Based on the literature review, the authors identify several common challenges of and barriers to locally led adaptation. Capacity is one common challenge and barrier. Different local actors across the Global South have varying capacities to access the information, financing structures, and funding they need. Reasons behind funders’ reluctance to invest in local actors, institutions, and organizations include external perceptions of risk, high transaction costs, and insufficient subnational capacities of local governments and organizations to develop and carry out projects (IIED 2017). Accessibility also remains a barrier to locally led adaptation because funding is “lost in complex processes” or not adapted to local priorities (Restle-Steinert et al. 2019).

Local actors on the front lines often lack the financial resources and capacity to plan and implement adaptation themselves (Restle-Steinert et al. 2019). Addressing such capacity gaps—both as part of projects and also outside of them, and on a more institutional level—has been identified as critical, and could help make investing in locally led efforts more effective and attractive to funders. Related limitations at the local level can include a lack of awareness of the need and incentives for climate adaptation, limited administration capacities, weak policies, complicated dynamics in local politics, and inappropriate budgetary allocations (IIED et al. 2016; Musah-Surugu et al. 2017). These factors have implications for the extent to which finance reaches local levels—and, most importantly, the extent by which adaptation is led by local actors.

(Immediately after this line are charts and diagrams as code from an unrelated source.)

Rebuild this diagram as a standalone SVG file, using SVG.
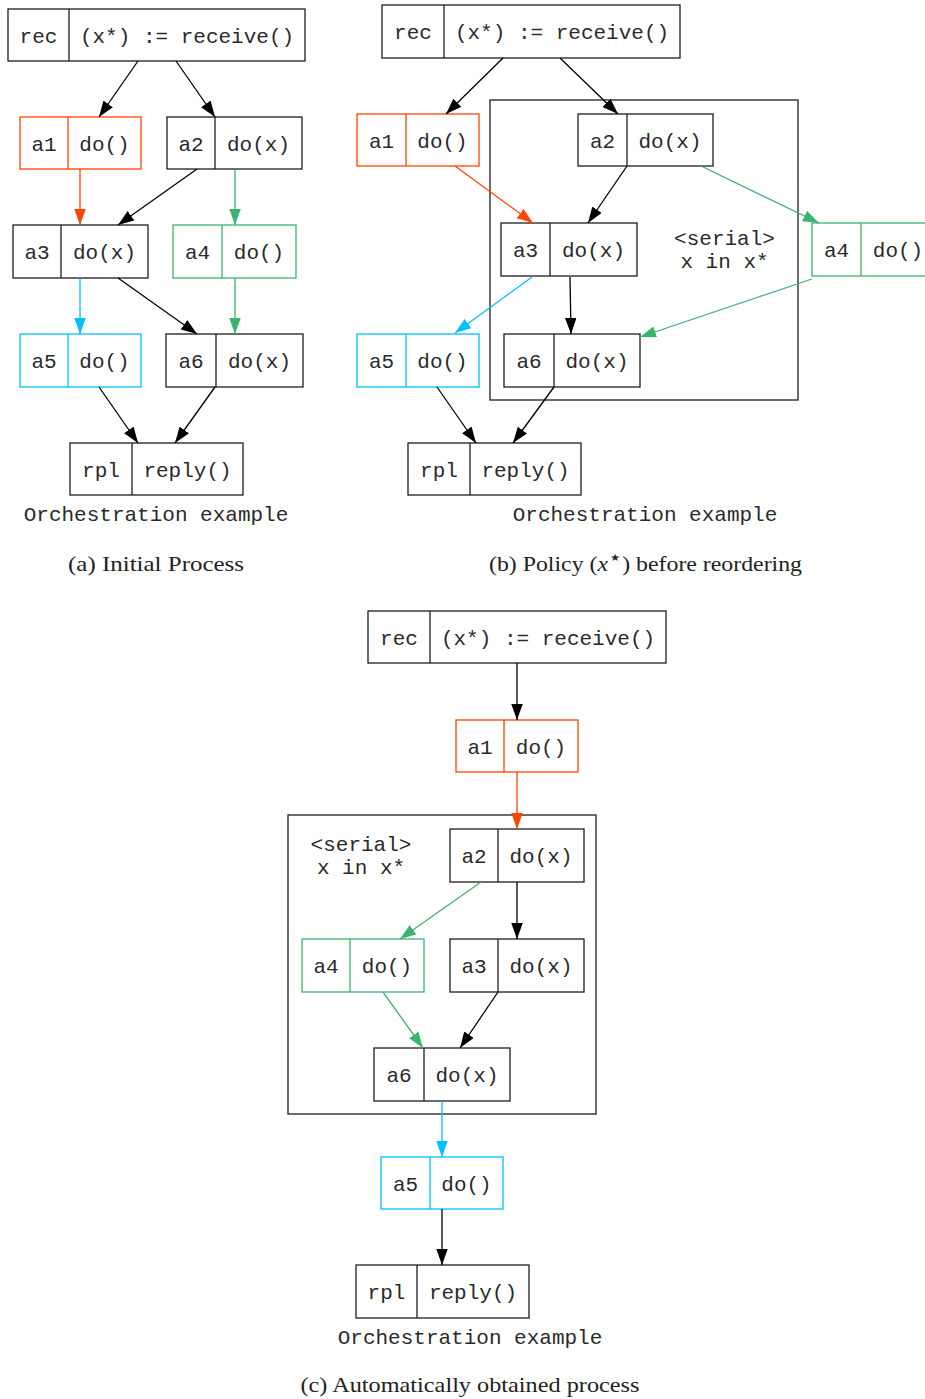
<svg xmlns="http://www.w3.org/2000/svg" width="925" height="1399" viewBox="0 0 925 1399">
<style>
.n rect, .n line {fill:none; stroke:#1e1e1e; stroke-width:1.3}
.n.o rect, .n.o line {stroke:#ff4500}
.n.g rect, .n.g line {stroke:#3cb371}
.n.b rect, .n.b line {stroke:#00bfff}
.cl {fill:none; stroke:#1e1e1e; stroke-width:1.3}
text.m {font-family:"Liberation Mono", monospace; font-size:21px; text-anchor:middle; fill:#2a2a2a}
text.c {font-family:"Liberation Serif", serif; font-size:21px; text-anchor:middle; fill:#222}
.e {fill:none; stroke-width:1.3}
.k {stroke:#000; marker-end:url(#ak)}
.eo {stroke:#ff4500; marker-end:url(#ao)}
.eg {stroke:#3cb371; marker-end:url(#ag)}
.eb {stroke:#00bfff; marker-end:url(#ab)}
</style>
<defs>
<marker id="ak" markerUnits="userSpaceOnUse" markerWidth="17" markerHeight="12" refX="16" refY="5.75" orient="auto"><path d="M0,0 L16,5.75 L0,11.5 z" fill="#000"/></marker>
<marker id="ao" markerUnits="userSpaceOnUse" markerWidth="17" markerHeight="12" refX="16" refY="5.75" orient="auto"><path d="M0,0 L16,5.75 L0,11.5 z" fill="#ff4500"/></marker>
<marker id="ag" markerUnits="userSpaceOnUse" markerWidth="17" markerHeight="12" refX="16" refY="5.75" orient="auto"><path d="M0,0 L16,5.75 L0,11.5 z" fill="#3cb371"/></marker>
<marker id="ab" markerUnits="userSpaceOnUse" markerWidth="17" markerHeight="12" refX="16" refY="5.75" orient="auto"><path d="M0,0 L16,5.75 L0,11.5 z" fill="#00bfff"/></marker>
</defs>
<rect width="925" height="1399" fill="#fff"/>

<!-- ===== (a) ===== -->
<g id="a-rec" class="n"><rect x="8" y="9" width="297" height="52"/><line x1="69" y1="9" x2="69" y2="61"/><text class="m" x="38.5" y="42.5">rec</text><text class="m" x="187" y="42.5">(x*) := receive()</text></g>
<g id="a-a1" class="n o"><rect x="20" y="117" width="121" height="52"/><line x1="68" y1="117" x2="68" y2="169"/><text class="m" x="44" y="150.5">a1</text><text class="m" x="104.5" y="150.5">do()</text></g>
<g id="a-a2" class="n"><rect x="167" y="117" width="135" height="52"/><line x1="215" y1="117" x2="215" y2="169"/><text class="m" x="191" y="150.5">a2</text><text class="m" x="258.5" y="150.5">do(x)</text></g>
<g id="a-a3" class="n"><rect x="13" y="225" width="135" height="53"/><line x1="61" y1="225" x2="61" y2="278"/><text class="m" x="37" y="259">a3</text><text class="m" x="104.5" y="259">do(x)</text></g>
<g id="a-a4" class="n g"><rect x="173" y="225" width="123" height="53"/><line x1="222" y1="225" x2="222" y2="278"/><text class="m" x="197.5" y="259">a4</text><text class="m" x="259" y="259">do()</text></g>
<g id="a-a5" class="n b"><rect x="20" y="334" width="121" height="53"/><line x1="68" y1="334" x2="68" y2="387"/><text class="m" x="44" y="368">a5</text><text class="m" x="104.5" y="368">do()</text></g>
<g id="a-a6" class="n"><rect x="166" y="334" width="137" height="53"/><line x1="216" y1="334" x2="216" y2="387"/><text class="m" x="191" y="368">a6</text><text class="m" x="259.5" y="368">do(x)</text></g>
<g id="a-rpl" class="n"><rect x="70" y="443" width="173" height="52"/><line x1="132" y1="443" x2="132" y2="495"/><text class="m" x="101" y="476.5">rpl</text><text class="m" x="187.5" y="476.5">reply()</text></g>
<text class="m" x="156" y="521">Orchestration example</text>
<text class="c" x="156" y="571" textLength="176" lengthAdjust="spacingAndGlyphs">(a) Initial Process</text>

<!-- ===== (b) ===== -->
<g id="b-cluster"><rect class="cl" x="490" y="100" width="308" height="300"/><text class="m" x="724.5" y="245">&lt;serial&gt;</text><text class="m" x="724.5" y="268">x in x*</text></g>
<g id="b-rec" class="n"><rect x="382" y="5" width="298" height="53"/><line x1="444" y1="5" x2="444" y2="58"/><text class="m" x="413" y="39">rec</text><text class="m" x="562" y="39">(x*) := receive()</text></g>
<g id="b-a1" class="n o"><rect x="357" y="114" width="122" height="52"/><line x1="406" y1="114" x2="406" y2="166"/><text class="m" x="381.5" y="147.5">a1</text><text class="m" x="442.5" y="147.5">do()</text></g>
<g id="b-a2" class="n"><rect x="578" y="114" width="135" height="52"/><line x1="627" y1="114" x2="627" y2="166"/><text class="m" x="602.5" y="147.5">a2</text><text class="m" x="670" y="147.5">do(x)</text></g>
<g id="b-a3" class="n"><rect x="501" y="223" width="136" height="53"/><line x1="550" y1="223" x2="550" y2="276"/><text class="m" x="525.5" y="257">a3</text><text class="m" x="593.5" y="257">do(x)</text></g>
<g id="b-a4" class="n g"><rect x="812" y="223" width="123" height="53"/><line x1="861" y1="223" x2="861" y2="276"/><text class="m" x="836.5" y="257">a4</text><text class="m" x="898" y="257">do()</text></g>
<g id="b-a5" class="n b"><rect x="357" y="334" width="122" height="53"/><line x1="406" y1="334" x2="406" y2="387"/><text class="m" x="381.5" y="368">a5</text><text class="m" x="442.5" y="368">do()</text></g>
<g id="b-a6" class="n"><rect x="504" y="334" width="136" height="53"/><line x1="554" y1="334" x2="554" y2="387"/><text class="m" x="529" y="368">a6</text><text class="m" x="597" y="368">do(x)</text></g>
<g id="b-rpl" class="n"><rect x="408" y="443" width="173" height="52"/><line x1="470" y1="443" x2="470" y2="495"/><text class="m" x="439" y="476.5">rpl</text><text class="m" x="525.5" y="476.5">reply()</text></g>
<text class="m" x="645" y="521">Orchestration example</text>
<text class="c" x="645.5" y="571" textLength="313" lengthAdjust="spacingAndGlyphs">(b) Policy (<tspan font-style="italic">x</tspan><tspan dy="-7" font-size="20" font-family="'DejaVu Sans', sans-serif">⋆</tspan><tspan dy="7">) before reordering</tspan></text>

<!-- ===== (c) ===== -->
<g id="c-cluster"><rect class="cl" x="288" y="815" width="308" height="299"/><text class="m" x="361" y="851">&lt;serial&gt;</text><text class="m" x="361" y="874">x in x*</text></g>
<g id="c-rec" class="n"><rect x="368" y="611" width="298" height="52"/><line x1="430" y1="611" x2="430" y2="663"/><text class="m" x="399" y="644.5">rec</text><text class="m" x="548" y="644.5">(x*) := receive()</text></g>
<g id="c-a1" class="n o"><rect x="456" y="720" width="122" height="52"/><line x1="504" y1="720" x2="504" y2="772"/><text class="m" x="480" y="753.5">a1</text><text class="m" x="541" y="753.5">do()</text></g>
<g id="c-a2" class="n"><rect x="450" y="829" width="134" height="53"/><line x1="498" y1="829" x2="498" y2="882"/><text class="m" x="474" y="863">a2</text><text class="m" x="541" y="863">do(x)</text></g>
<g id="c-a4" class="n g"><rect x="302" y="939" width="122" height="53"/><line x1="350" y1="939" x2="350" y2="992"/><text class="m" x="326" y="973">a4</text><text class="m" x="387" y="973">do()</text></g>
<g id="c-a3" class="n"><rect x="450" y="939" width="134" height="53"/><line x1="498" y1="939" x2="498" y2="992"/><text class="m" x="474" y="973">a3</text><text class="m" x="541" y="973">do(x)</text></g>
<g id="c-a6" class="n"><rect x="374" y="1048" width="136" height="53"/><line x1="424" y1="1048" x2="424" y2="1101"/><text class="m" x="399" y="1082">a6</text><text class="m" x="467" y="1082">do(x)</text></g>
<g id="c-a5" class="n b"><rect x="381" y="1157" width="122" height="52"/><line x1="430" y1="1157" x2="430" y2="1209"/><text class="m" x="405.5" y="1190.5">a5</text><text class="m" x="466.5" y="1190.5">do()</text></g>
<g id="c-rpl" class="n"><rect x="356" y="1265" width="173" height="53"/><line x1="417" y1="1265" x2="417" y2="1318"/><text class="m" x="386.5" y="1299">rpl</text><text class="m" x="473" y="1299">reply()</text></g>
<text class="m" x="470" y="1344">Orchestration example</text>
<text class="c" x="470" y="1392" textLength="339" lengthAdjust="spacingAndGlyphs">(c) Automatically obtained process</text>

<!-- ===== connectors ===== -->
<g id="connectors">
<path class="e k" d="M138,61 L99,117"/>
<path class="e k" d="M176,61 L215,117"/>
<path class="e eo" d="M80,169 L80,225"/>
<path class="e k" d="M197,169 L118,225"/>
<path class="e eg" d="M235,169 L235,225"/>
<path class="e eb" d="M80,278 L80,334"/>
<path class="e k" d="M118,278 L197,334"/>
<path class="e eg" d="M235,278 L235,334"/>
<path class="e k" d="M99,387 L138,443"/>
<path class="e k" d="M215,387 L175,443"/>

<path class="e k" d="M503,58 L446,114"/>
<path class="e k" d="M560,58 L618,114"/>
<path class="e eo" d="M455,166 L533,223"/>
<path class="e k" d="M627,166 L588,223"/>
<path class="e eg" d="M701,166 L819,223"/>
<path class="e eb" d="M532,277 L455,333"/>
<path class="e k" d="M570,277 L571,334"/>
<path class="e eg" d="M812,279 L640,337"/>
<path class="e k" d="M437,387 L476,443"/>
<path class="e k" d="M554,387 L513,443"/>

<path class="e k" d="M517,663 L517,720"/>
<path class="e eo" d="M517,772 L517,829"/>
<path class="e eg" d="M481,882 L400,939"/>
<path class="e k" d="M517,882 L517,939"/>
<path class="e eg" d="M383,992 L423,1048"/>
<path class="e k" d="M498,992 L460,1048"/>
<path class="e eb" d="M442,1101 L442,1157"/>
<path class="e k" d="M442,1209 L442,1265"/>
</g>
</svg>
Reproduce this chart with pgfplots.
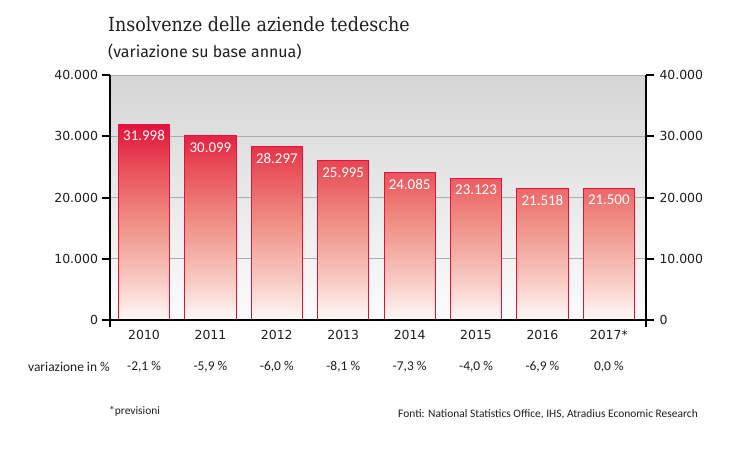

There is also the question of where and how governments and local actors can access additional finance to deliver the required investments in capacity building, which in turn is closely tied to being able to access international and national climate finance. Some solutions identified in the literature include enhancing local capacities and skills as part of funding packages to encourage continuity and long-term sustainability—with regard to management, learning, monitoring, and scaling—after the intervention has ended.